Let's see, figure out what was in the heads of Christians who murdered Pequots by driving them into a swamp and lighting the swamp on fire and killing 600 of them in 1637. Figure out what was in the heads of Pennsylvania militiamen in March 1782 who bound and gagged 94 Moravian Christian Munsee, Delaware, Shawnee, and Nanticoke converts and beat them to death as they were singing Christian hymns. Let's also figure out what was in the head of Methodist pastor and Colorado militiaman John Chivington as his soldiers massacred Cheyenne and Arapaho people under a white flag of truce at Sand Creek in 1864 and rode into Denver with babies speared on bayonets (Yes, this is documented and it did happen). I work with Munsee descendants six generations removed from the carnage at Gnadenhutten in 1782. Religion is such an excuse for bigotry and violence that I sometimes find myself listening to "God Hates Us All" by Slayer for clarity. history and thoughts of censored history abound censored by those who want hollow forgiveness and constant denial and prayer.

mr_right_wing 7 years, 11 months ago

One big difference I'm sure someone will try and argue....

The majority of Christians do not have a problem with the Jewish people; especially since Jesus was a Jew Himself.

Pretty much 90% of radical/fundamentalist muslims don't only have objections to the Jewish (God's own chosen) people, but violently insist they have no right to exist. (An opinion they admittedly do share with a significant number of Arabs.)

Abdu Omar 7 years, 11 months ago

The denial of their right to exist has nothing to do with religion but the fact that they took Palestinian land from both Muslims and Christians.
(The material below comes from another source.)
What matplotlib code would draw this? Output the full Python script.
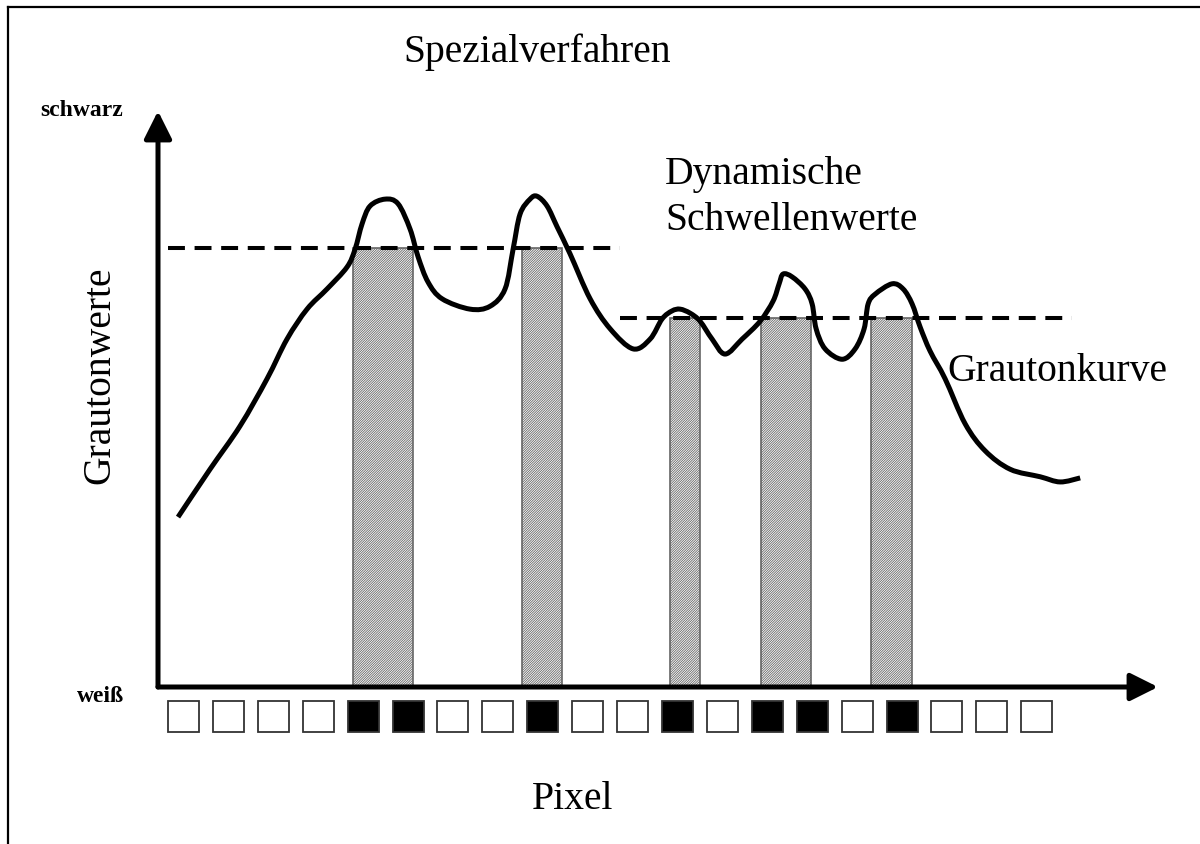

The Jews aren't chosen because they are such wonderful people, but because, as history bears out, they never followed God's rules and God's will, so they were "chosen" to receive guidance from God through many prophets. Still they haven't learned.

jafs 7 years, 11 months ago

Well, Catholics have been notoriously anti-Semitic for years, despite Jesus' Jewishness.

And, believing that Israel doesn't have the right to occupy Arab lands if a little different than believing Jewish people don't have the right to exist.